### Task instructions
Repeat the material below exactly, with no pictures.

Source code of charts
▼

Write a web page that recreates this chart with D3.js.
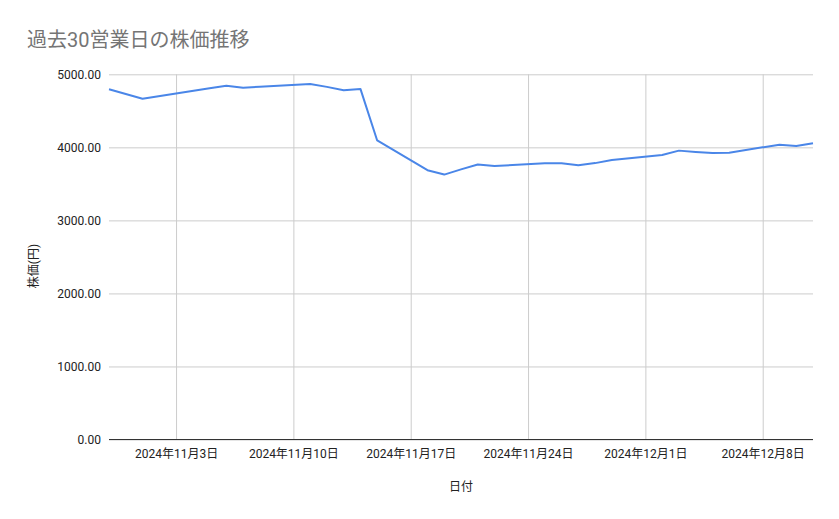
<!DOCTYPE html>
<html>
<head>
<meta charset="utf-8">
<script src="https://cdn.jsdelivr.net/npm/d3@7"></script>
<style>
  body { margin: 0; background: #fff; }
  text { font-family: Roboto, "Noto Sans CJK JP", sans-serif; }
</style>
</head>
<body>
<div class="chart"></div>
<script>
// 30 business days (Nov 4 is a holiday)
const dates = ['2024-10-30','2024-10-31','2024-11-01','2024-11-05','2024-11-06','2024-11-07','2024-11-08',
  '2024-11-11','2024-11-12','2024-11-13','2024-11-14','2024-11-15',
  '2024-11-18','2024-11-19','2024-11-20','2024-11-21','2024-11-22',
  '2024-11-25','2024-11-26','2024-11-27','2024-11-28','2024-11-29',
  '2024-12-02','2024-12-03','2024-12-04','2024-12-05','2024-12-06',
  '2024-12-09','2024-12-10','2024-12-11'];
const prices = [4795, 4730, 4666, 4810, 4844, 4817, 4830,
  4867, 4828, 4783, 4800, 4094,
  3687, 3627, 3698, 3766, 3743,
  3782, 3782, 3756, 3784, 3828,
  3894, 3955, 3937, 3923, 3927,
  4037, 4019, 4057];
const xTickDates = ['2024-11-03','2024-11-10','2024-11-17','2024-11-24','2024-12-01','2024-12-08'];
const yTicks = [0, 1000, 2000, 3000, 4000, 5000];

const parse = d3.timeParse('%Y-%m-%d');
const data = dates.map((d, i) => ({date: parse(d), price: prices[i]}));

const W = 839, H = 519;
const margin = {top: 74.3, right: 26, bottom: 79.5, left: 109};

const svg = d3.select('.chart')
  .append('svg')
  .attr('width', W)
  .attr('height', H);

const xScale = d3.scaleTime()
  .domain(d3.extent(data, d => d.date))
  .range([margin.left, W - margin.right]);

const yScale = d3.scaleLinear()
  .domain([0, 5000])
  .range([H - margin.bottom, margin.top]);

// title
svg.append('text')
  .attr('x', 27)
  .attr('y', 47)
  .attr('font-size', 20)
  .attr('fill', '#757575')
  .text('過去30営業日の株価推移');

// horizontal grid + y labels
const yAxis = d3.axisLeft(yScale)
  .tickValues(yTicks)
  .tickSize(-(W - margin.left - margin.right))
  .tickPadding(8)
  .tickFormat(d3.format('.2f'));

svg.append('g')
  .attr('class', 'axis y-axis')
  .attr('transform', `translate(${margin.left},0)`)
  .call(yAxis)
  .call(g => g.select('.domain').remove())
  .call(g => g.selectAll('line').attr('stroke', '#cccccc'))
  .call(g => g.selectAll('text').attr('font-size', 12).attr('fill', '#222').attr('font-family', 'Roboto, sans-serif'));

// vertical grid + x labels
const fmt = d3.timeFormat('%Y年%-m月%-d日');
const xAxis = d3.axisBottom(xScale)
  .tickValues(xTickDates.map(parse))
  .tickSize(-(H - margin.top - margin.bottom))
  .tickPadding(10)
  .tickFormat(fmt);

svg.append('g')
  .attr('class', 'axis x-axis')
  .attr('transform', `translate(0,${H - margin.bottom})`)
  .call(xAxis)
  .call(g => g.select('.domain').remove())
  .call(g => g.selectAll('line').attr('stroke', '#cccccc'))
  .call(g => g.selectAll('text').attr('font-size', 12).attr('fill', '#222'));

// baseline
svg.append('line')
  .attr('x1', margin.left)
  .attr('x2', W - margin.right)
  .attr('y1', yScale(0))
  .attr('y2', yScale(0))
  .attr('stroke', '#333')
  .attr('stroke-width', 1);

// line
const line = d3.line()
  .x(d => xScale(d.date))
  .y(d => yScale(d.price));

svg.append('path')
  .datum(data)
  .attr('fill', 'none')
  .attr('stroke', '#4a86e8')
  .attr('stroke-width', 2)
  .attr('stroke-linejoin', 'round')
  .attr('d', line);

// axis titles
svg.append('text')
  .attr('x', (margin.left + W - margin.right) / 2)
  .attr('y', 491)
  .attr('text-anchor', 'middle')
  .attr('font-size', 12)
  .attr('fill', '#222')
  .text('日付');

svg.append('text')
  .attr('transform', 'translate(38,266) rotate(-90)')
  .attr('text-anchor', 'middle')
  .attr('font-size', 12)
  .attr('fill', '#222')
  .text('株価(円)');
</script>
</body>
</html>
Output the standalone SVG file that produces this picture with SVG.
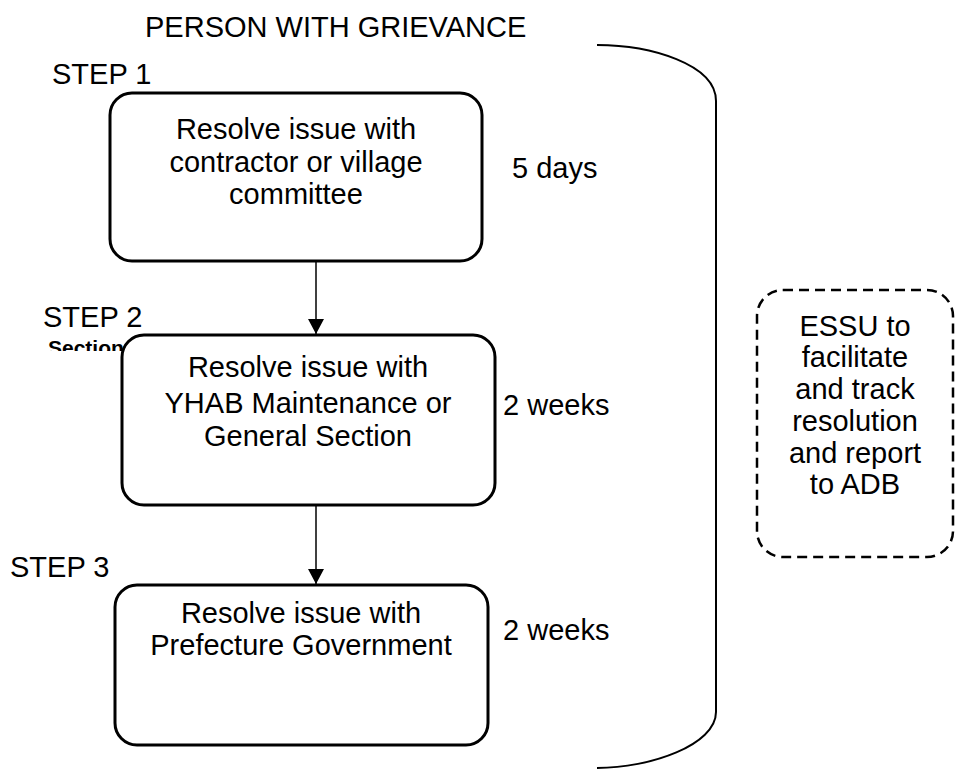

▲

### Response below
Write a web page that recreates this chart with D3.js.
<!DOCTYPE html>
<html>
<head>
<meta charset="utf-8">
<script src="https://cdn.jsdelivr.net/npm/d3@7"></script>
<style>
  body { margin: 0; background: #fff; }
  text { font-family: Roboto, "Noto Sans CJK JP", sans-serif; }
</style>
</head>
<body>
<div class="chart"></div>
<script>
// 30 business days (Nov 4 is a holiday)
const dates = ['2024-10-30','2024-10-31','2024-11-01','2024-11-05','2024-11-06','2024-11-07','2024-11-08',
  '2024-11-11','2024-11-12','2024-11-13','2024-11-14','2024-11-15',
  '2024-11-18','2024-11-19','2024-11-20','2024-11-21','2024-11-22',
  '2024-11-25','2024-11-26','2024-11-27','2024-11-28','2024-11-29',
  '2024-12-02','2024-12-03','2024-12-04','2024-12-05','2024-12-06',
  '2024-12-09','2024-12-10','2024-12-11'];
const prices = [4795, 4730, 4666, 4810, 4844, 4817, 4830,
  4867, 4828, 4783, 4800, 4094,
  3687, 3627, 3698, 3766, 3743,
  3782, 3782, 3756, 3784, 3828,
  3894, 3955, 3937, 3923, 3927,
  4037, 4019, 4057];
const xTickDates = ['2024-11-03','2024-11-10','2024-11-17','2024-11-24','2024-12-01','2024-12-08'];
const yTicks = [0, 1000, 2000, 3000, 4000, 5000];

const parse = d3.timeParse('%Y-%m-%d');
const data = dates.map((d, i) => ({date: parse(d), price: prices[i]}));

const W = 839, H = 519;
const margin = {top: 74.3, right: 26, bottom: 79.5, left: 109};

const svg = d3.select('.chart')
  .append('svg')
  .attr('width', W)
  .attr('height', H);

const xScale = d3.scaleTime()
  .domain(d3.extent(data, d => d.date))
  .range([margin.left, W - margin.right]);

const yScale = d3.scaleLinear()
  .domain([0, 5000])
  .range([H - margin.bottom, margin.top]);

// title
svg.append('text')
  .attr('x', 27)
  .attr('y', 47)
  .attr('font-size', 20)
  .attr('fill', '#757575')
  .text('過去30営業日の株価推移');

// horizontal grid + y labels
const yAxis = d3.axisLeft(yScale)
  .tickValues(yTicks)
  .tickSize(-(W - margin.left - margin.right))
  .tickPadding(8)
  .tickFormat(d3.format('.2f'));

svg.append('g')
  .attr('class', 'axis y-axis')
  .attr('transform', `translate(${margin.left},0)`)
  .call(yAxis)
  .call(g => g.select('.domain').remove())
  .call(g => g.selectAll('line').attr('stroke', '#cccccc'))
  .call(g => g.selectAll('text').attr('font-size', 12).attr('fill', '#222').attr('font-family', 'Roboto, sans-serif'));

// vertical grid + x labels
const fmt = d3.timeFormat('%Y年%-m月%-d日');
const xAxis = d3.axisBottom(xScale)
  .tickValues(xTickDates.map(parse))
  .tickSize(-(H - margin.top - margin.bottom))
  .tickPadding(10)
  .tickFormat(fmt);

svg.append('g')
  .attr('class', 'axis x-axis')
  .attr('transform', `translate(0,${H - margin.bottom})`)
  .call(xAxis)
  .call(g => g.select('.domain').remove())
  .call(g => g.selectAll('line').attr('stroke', '#cccccc'))
  .call(g => g.selectAll('text').attr('font-size', 12).attr('fill', '#222'));

// baseline
svg.append('line')
  .attr('x1', margin.left)
  .attr('x2', W - margin.right)
  .attr('y1', yScale(0))
  .attr('y2', yScale(0))
  .attr('stroke', '#333')
  .attr('stroke-width', 1);

// line
const line = d3.line()
  .x(d => xScale(d.date))
  .y(d => yScale(d.price));

svg.append('path')
  .datum(data)
  .attr('fill', 'none')
  .attr('stroke', '#4a86e8')
  .attr('stroke-width', 2)
  .attr('stroke-linejoin', 'round')
  .attr('d', line);

// axis titles
svg.append('text')
  .attr('x', (margin.left + W - margin.right) / 2)
  .attr('y', 491)
  .attr('text-anchor', 'middle')
  .attr('font-size', 12)
  .attr('fill', '#222')
  .text('日付');

svg.append('text')
  .attr('transform', 'translate(38,266) rotate(-90)')
  .attr('text-anchor', 'middle')
  .attr('font-size', 12)
  .attr('fill', '#222')
  .text('株価(円)');
</script>
</body>
</html>
Output the standalone SVG file that produces this picture with SVG.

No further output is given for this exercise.